Monday, March 17, 2008

sunday's gig

here's a cool photo of jef lee johnson and naisha watson at soundcheck. the gig on sunday at the brooklyn museum was stellar, for many reasons. read more about it on my rock and roll blog here.

the one reason i couldn't stop dwelling on was that this was the first time that i could hear the new songs -- material that i'd written all by myself -- out of the confines (and the safety) of the sofa in my living room. not that i'd never written a song by myself before but i've written so many all at once this time around that they're starting to tell a story that reflects a lot of what i've been going through recently. i know that as an artist, what you create is supposed to be a reflection of you, but this is much more transparent than i expected, and all of it sounds better than i'd hoped for.

after awhile, whatever brought me to the song is what i leave there inside of it when its done. i've gotten it off my chest, as it were. the emotional weight that brought it out of me only exists when i sing it, and that's a passing momentary thing. i left it in the song for someone else to feel. and so i'm on to the next.

i didn't mean to write about these things in such a direct way, i never meant to be so deliberate about it. i didn't think to myself, let me write a song about that situation. i just happened to be thinking about or reliving a moment in that situation and the song came out.

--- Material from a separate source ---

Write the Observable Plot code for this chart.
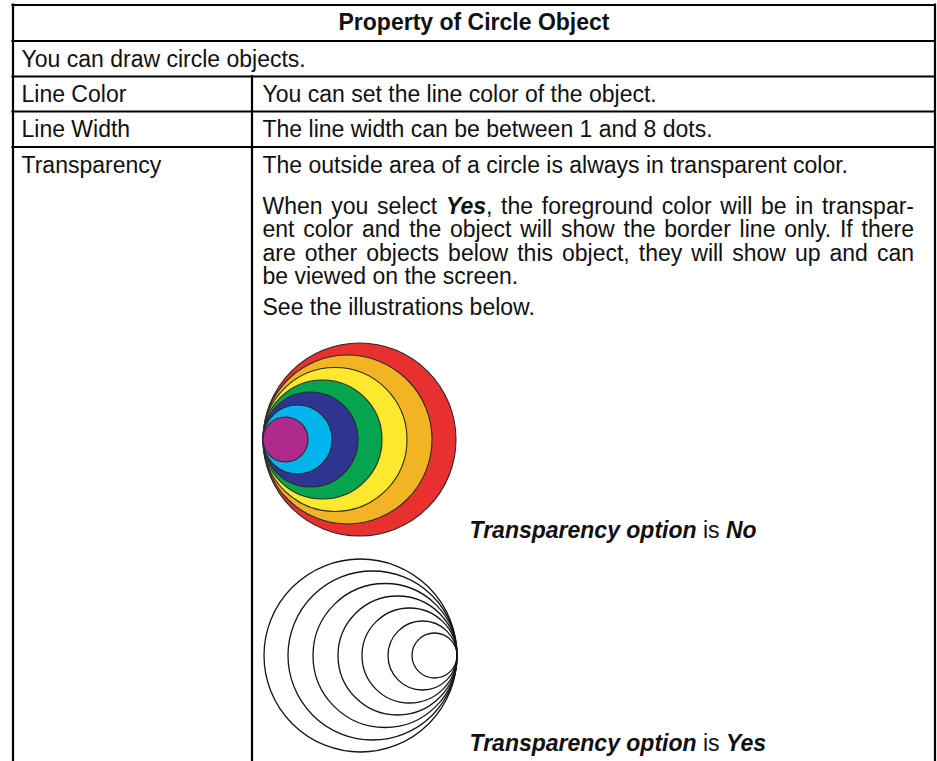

i realize now more than ever that this is the way it works creatively. to be inside the moment-to-moment work as this process is unraveling inside of me and all around me is overwhelming and humbling and strange. the songs are becoming jigsaw puzzle pieces that, when placed together just so are a complete picture, a snapshot of whatever i was going through at that moment in my life.

actually, i'm still going through it. i'm still writing it all out of me. it's not over yet.